WHAT TO PRODUCE: Copy out all the lines exactly. Omit pictures.

Collection entries:
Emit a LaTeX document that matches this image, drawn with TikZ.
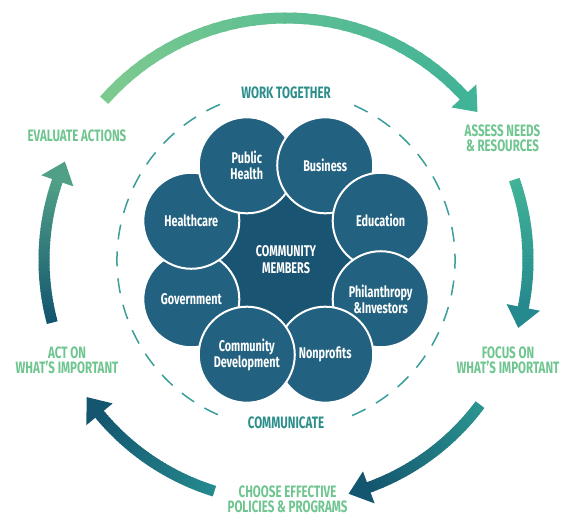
\documentclass[tikz,border=0pt]{standalone}
\usepackage{fontspec}
\setmainfont[FakeStretch=0.7]{Fira Sans}

\definecolor{labelgreen}{HTML}{6FC58F}
\definecolor{linkteal}{HTML}{2B8E8B}
\definecolor{ringteal}{HTML}{3A9E9B}
\definecolor{bubbleblue}{HTML}{22617F}
\definecolor{coreblue}{HTML}{1A5473}
\definecolor{arrowlight}{HTML}{7DCA8F}
\definecolor{arrowmint}{HTML}{41B397}
\definecolor{arrowsea}{HTML}{2B9490}
\definecolor{arrowteal}{HTML}{25898E}
\definecolor{arrowdark}{HTML}{14566F}
\definecolor{arrowsage}{HTML}{50A088}

% tail angle, base angle, tip angle, tail colour, head colour
\newcommand\cyclearrow[5]{%
  \foreach \k in {0,...,39}{
    \pgfmathsetmacro\a{#1+(#2-#1)*\k/40}
    \pgfmathsetmacro\b{#1+(#2-#1)*(\k+1.3)/40}
    \pgfmathtruncatemacro\p{100*\k/39}
    \draw[line width=11pt, #5!\p!#4] (\a:242) arc[start angle=\a, end angle=\b, radius=242];
  }
  \fill[#5] (#2:259) -- (#3:242) -- (#2:225) -- cycle;
}

\begin{document}
\begin{tikzpicture}[x=1pt, y=1pt,
  bubble/.style={circle, draw=white, line width=2pt, fill=bubbleblue, minimum size=96pt,
    inner sep=0pt, align=center, text=white, font=\bfseries\fontsize{15.5}{16}\selectfont},
  stagelabel/.style={align=center, text=labelgreen, font=\bfseries\fontsize{16.5}{15}\selectfont},
  ringlabel/.style={text=linkteal, font=\bfseries\fontsize{16.5}{15}\selectfont},
  ring/.style={draw=ringteal, line width=1.5pt, dash pattern=on 15pt off 12pt}]

\useasboundingbox (-286,-257) rectangle (276,260);

\fill[coreblue] (0,0) circle (72);

\node[bubble] (gov) at (-157.5:102.5) {Government};
\node[bubble] (care) at (157.5:102.5) {Healthcare};
\node[bubble] (health) at (112.5:102.5) {Public\\Health};
\node[bubble] (business) at (67.5:102.5) {Business};
\node[bubble] (edu) at (22.5:102.5) {Education};
\node[bubble] (phil) at (-22.5:102.5) {Philanthropy\\\&Investors};
\node[bubble] (nonprofit) at (-67.5:102.5) {Nonprofits};
\node[bubble] (develop) at (-112.5:102.5) {Community\\Development};
\node[align=center, text=white, font=\bfseries\fontsize{15.5}{17}\selectfont] (core) at (0,0) {COMMUNITY\\MEMBERS};

\draw[ring] (113:169) arc[start angle=113, end angle=247, radius=169];
\draw[ring] (-67:169) arc[start angle=-67, end angle=67, radius=169];
\node[ringlabel] (work) at (0,167) {WORK TOGETHER};
\node[ringlabel] (talk) at (0,-163) {COMMUNICATE};

\node[stagelabel] (evaluate) at (-209,124) {EVALUATE ACTIONS};
\node[stagelabel] (assess) at (216.5,121.5) {ASSESS NEEDS\\\& RESOURCES};
\node[stagelabel] (focus) at (222,-100) {FOCUS ON\\WHAT’S IMPORTANT};
\node[stagelabel] (choose) at (1.5,-239.5) {CHOOSE EFFECTIVE\\POLICIES \& PROGRAMS};
\node[stagelabel] (act) at (-219,-100.5) {ACT ON\\WHAT’S IMPORTANT};

\cyclearrow{138.7}{42.7}{37.7}{arrowlight}{arrowmint}
\cyclearrow{19.4}{-11.3}{-16.3}{arrowmint}{arrowteal}
\cyclearrow{-36.7}{-70}{-75}{arrowsea}{arrowdark}
\cyclearrow{-107.2}{-140.4}{-145.5}{arrowteal}{arrowdark}
\cyclearrow{195}{160.9}{156}{arrowdark}{arrowsage}

\end{tikzpicture}
\end{document}
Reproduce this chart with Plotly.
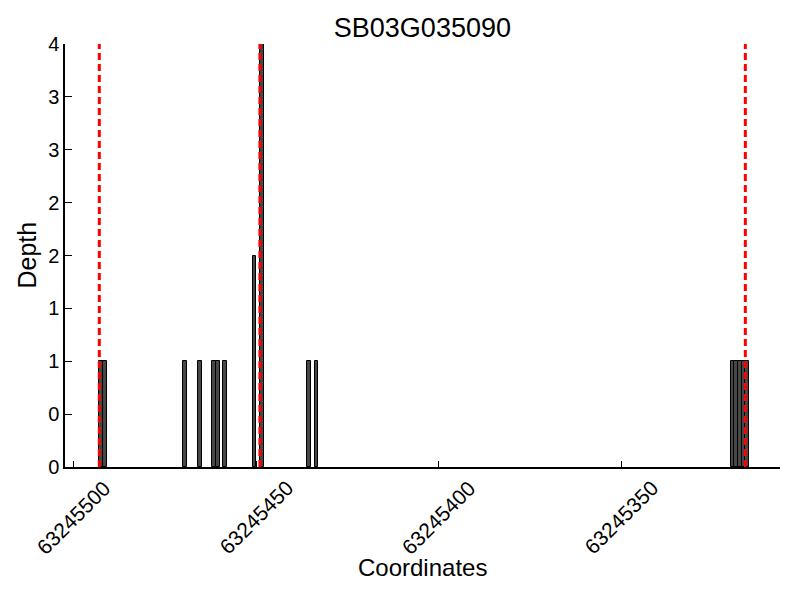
import plotly.graph_objects as go

title_text = "SB03G035090"
coords = [63245493, 63245492, 63245470, 63245466, 63245462, 63245461, 63245459,
          63245451, 63245449, 63245436, 63245434,
          63245320, 63245319, 63245318, 63245317, 63245316]
depths = [1, 1, 1, 1, 1, 1, 1, 2, 4, 1, 1, 1, 1, 1, 1, 1]
marker_lines = [63245493, 63245449, 63245316]
x_tickvals = [63245500, 63245450, 63245400, 63245350]
y_tickvals = [0, 0.5, 1, 1.5, 2, 2.5, 3, 3.5, 4]
y_ticktext = ["0", "0", "1", "1", "2", "2", "3", "3", "4"]
x_title = "Coordinates"
y_title = "Depth"

FONT = "Liberation Sans, Arial, sans-serif"

fig = go.Figure()
fig.add_trace(go.Bar(
    x=coords, y=depths, width=1, offset=-1,
    marker=dict(color="#474747", line=dict(color="black", width=1)),
    showlegend=False,
))

for xv in marker_lines:
    fig.add_shape(type="line", xref="x", yref="paper", x0=xv, x1=xv, y0=0, y1=1,
                  line=dict(color="#ff0000", width=3, dash="7px,4px"), layer="above")

# rotated tick labels centred on their ticks
for tv in x_tickvals:
    fig.add_annotation(x=tv, xref="x", y=0, yref="paper", yshift=-7,
                       text=str(tv), textangle=-45, showarrow=False,
                       xanchor="center", yanchor="top",
                       font=dict(size=21, family=FONT, color="black"))

fig.add_annotation(x=0.5, xref="paper", y=0, yref="paper", yshift=-100,
                   text=x_title, showarrow=False, xanchor="center", yanchor="middle",
                   font=dict(size=24, family=FONT, color="black"))
fig.add_annotation(x=0, xref="paper", y=0.5, yref="paper", xshift=-39,
                   text=y_title, textangle=-90, showarrow=False,
                   xanchor="center", yanchor="middle",
                   font=dict(size=25, family=FONT, color="black"))

fig.update_layout(
    width=800, height=600,
    margin=dict(l=65, r=20, t=44, b=133, autoexpand=False),
    paper_bgcolor="white", plot_bgcolor="white",
    font=dict(family=FONT, color="black"),
    title=dict(text=title_text, x=0.528, xanchor="center", y=1 - 28 / 600, yanchor="middle",
               font=dict(size=27, family=FONT, color="black")),
    bargap=0,
)
fig.update_xaxes(
    range=[63245502.4, 63245306.5],
    tickvals=x_tickvals, showticklabels=False,
    ticks="inside", ticklen=6, tickcolor="black",
    showline=True, linecolor="black", linewidth=1.5, mirror=False,
    showgrid=False, zeroline=False,
    automargin=False,
)
fig.update_yaxes(
    range=[0, 4],
    tickvals=y_tickvals, ticktext=y_ticktext,
    ticks="inside", ticklen=7, tickcolor="black",
    showline=True, linecolor="black", linewidth=1.5, mirror=False,
    showgrid=False, zeroline=False,
    tickfont=dict(size=20, family=FONT, color="black"),
    automargin=False,
)

fig.write_html("out.html", config={"displayModeBar": False},
               post_script="document.body.style.margin='0';")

THE ANSWER:
Emit a LaTeX document that matches this image, drawn with TikZ.
\documentclass[tikz,border=0pt]{standalone}
\usepackage{fontspec}
\setmainfont[FakeStretch=0.7]{Fira Sans}

\definecolor{labelgreen}{HTML}{6FC58F}
\definecolor{linkteal}{HTML}{2B8E8B}
\definecolor{ringteal}{HTML}{3A9E9B}
\definecolor{bubbleblue}{HTML}{22617F}
\definecolor{coreblue}{HTML}{1A5473}
\definecolor{arrowlight}{HTML}{7DCA8F}
\definecolor{arrowmint}{HTML}{41B397}
\definecolor{arrowsea}{HTML}{2B9490}
\definecolor{arrowteal}{HTML}{25898E}
\definecolor{arrowdark}{HTML}{14566F}
\definecolor{arrowsage}{HTML}{50A088}

% tail angle, base angle, tip angle, tail colour, head colour
\newcommand\cyclearrow[5]{%
  \foreach \k in {0,...,39}{
    \pgfmathsetmacro\a{#1+(#2-#1)*\k/40}
    \pgfmathsetmacro\b{#1+(#2-#1)*(\k+1.3)/40}
    \pgfmathtruncatemacro\p{100*\k/39}
    \draw[line width=11pt, #5!\p!#4] (\a:242) arc[start angle=\a, end angle=\b, radius=242];
  }
  \fill[#5] (#2:259) -- (#3:242) -- (#2:225) -- cycle;
}

\begin{document}
\begin{tikzpicture}[x=1pt, y=1pt,
  bubble/.style={circle, draw=white, line width=2pt, fill=bubbleblue, minimum size=96pt,
    inner sep=0pt, align=center, text=white, font=\bfseries\fontsize{15.5}{16}\selectfont},
  stagelabel/.style={align=center, text=labelgreen, font=\bfseries\fontsize{16.5}{15}\selectfont},
  ringlabel/.style={text=linkteal, font=\bfseries\fontsize{16.5}{15}\selectfont},
  ring/.style={draw=ringteal, line width=1.5pt, dash pattern=on 15pt off 12pt}]

\useasboundingbox (-286,-257) rectangle (276,260);

\fill[coreblue] (0,0) circle (72);

\node[bubble] (gov) at (-157.5:102.5) {Government};
\node[bubble] (care) at (157.5:102.5) {Healthcare};
\node[bubble] (health) at (112.5:102.5) {Public\\Health};
\node[bubble] (business) at (67.5:102.5) {Business};
\node[bubble] (edu) at (22.5:102.5) {Education};
\node[bubble] (phil) at (-22.5:102.5) {Philanthropy\\\&Investors};
\node[bubble] (nonprofit) at (-67.5:102.5) {Nonprofits};
\node[bubble] (develop) at (-112.5:102.5) {Community\\Development};
\node[align=center, text=white, font=\bfseries\fontsize{15.5}{17}\selectfont] (core) at (0,0) {COMMUNITY\\MEMBERS};

\draw[ring] (113:169) arc[start angle=113, end angle=247, radius=169];
\draw[ring] (-67:169) arc[start angle=-67, end angle=67, radius=169];
\node[ringlabel] (work) at (0,167) {WORK TOGETHER};
\node[ringlabel] (talk) at (0,-163) {COMMUNICATE};

\node[stagelabel] (evaluate) at (-209,124) {EVALUATE ACTIONS};
\node[stagelabel] (assess) at (216.5,121.5) {ASSESS NEEDS\\\& RESOURCES};
\node[stagelabel] (focus) at (222,-100) {FOCUS ON\\WHAT’S IMPORTANT};
\node[stagelabel] (choose) at (1.5,-239.5) {CHOOSE EFFECTIVE\\POLICIES \& PROGRAMS};
\node[stagelabel] (act) at (-219,-100.5) {ACT ON\\WHAT’S IMPORTANT};

\cyclearrow{138.7}{42.7}{37.7}{arrowlight}{arrowmint}
\cyclearrow{19.4}{-11.3}{-16.3}{arrowmint}{arrowteal}
\cyclearrow{-36.7}{-70}{-75}{arrowsea}{arrowdark}
\cyclearrow{-107.2}{-140.4}{-145.5}{arrowteal}{arrowdark}
\cyclearrow{195}{160.9}{156}{arrowdark}{arrowsage}

\end{tikzpicture}
\end{document}
Reproduce this chart with Plotly.
import plotly.graph_objects as go

title_text = "SB03G035090"
coords = [63245493, 63245492, 63245470, 63245466, 63245462, 63245461, 63245459,
          63245451, 63245449, 63245436, 63245434,
          63245320, 63245319, 63245318, 63245317, 63245316]
depths = [1, 1, 1, 1, 1, 1, 1, 2, 4, 1, 1, 1, 1, 1, 1, 1]
marker_lines = [63245493, 63245449, 63245316]
x_tickvals = [63245500, 63245450, 63245400, 63245350]
y_tickvals = [0, 0.5, 1, 1.5, 2, 2.5, 3, 3.5, 4]
y_ticktext = ["0", "0", "1", "1", "2", "2", "3", "3", "4"]
x_title = "Coordinates"
y_title = "Depth"

FONT = "Liberation Sans, Arial, sans-serif"

fig = go.Figure()
fig.add_trace(go.Bar(
    x=coords, y=depths, width=1, offset=-1,
    marker=dict(color="#474747", line=dict(color="black", width=1)),
    showlegend=False,
))

for xv in marker_lines:
    fig.add_shape(type="line", xref="x", yref="paper", x0=xv, x1=xv, y0=0, y1=1,
                  line=dict(color="#ff0000", width=3, dash="7px,4px"), layer="above")

# rotated tick labels centred on their ticks
for tv in x_tickvals:
    fig.add_annotation(x=tv, xref="x", y=0, yref="paper", yshift=-7,
                       text=str(tv), textangle=-45, showarrow=False,
                       xanchor="center", yanchor="top",
                       font=dict(size=21, family=FONT, color="black"))

fig.add_annotation(x=0.5, xref="paper", y=0, yref="paper", yshift=-100,
                   text=x_title, showarrow=False, xanchor="center", yanchor="middle",
                   font=dict(size=24, family=FONT, color="black"))
fig.add_annotation(x=0, xref="paper", y=0.5, yref="paper", xshift=-39,
                   text=y_title, textangle=-90, showarrow=False,
                   xanchor="center", yanchor="middle",
                   font=dict(size=25, family=FONT, color="black"))

fig.update_layout(
    width=800, height=600,
    margin=dict(l=65, r=20, t=44, b=133, autoexpand=False),
    paper_bgcolor="white", plot_bgcolor="white",
    font=dict(family=FONT, color="black"),
    title=dict(text=title_text, x=0.528, xanchor="center", y=1 - 28 / 600, yanchor="middle",
               font=dict(size=27, family=FONT, color="black")),
    bargap=0,
)
fig.update_xaxes(
    range=[63245502.4, 63245306.5],
    tickvals=x_tickvals, showticklabels=False,
    ticks="inside", ticklen=6, tickcolor="black",
    showline=True, linecolor="black", linewidth=1.5, mirror=False,
    showgrid=False, zeroline=False,
    automargin=False,
)
fig.update_yaxes(
    range=[0, 4],
    tickvals=y_tickvals, ticktext=y_ticktext,
    ticks="inside", ticklen=7, tickcolor="black",
    showline=True, linecolor="black", linewidth=1.5, mirror=False,
    showgrid=False, zeroline=False,
    tickfont=dict(size=20, family=FONT, color="black"),
    automargin=False,
)

fig.write_html("out.html", config={"displayModeBar": False},
               post_script="document.body.style.margin='0';")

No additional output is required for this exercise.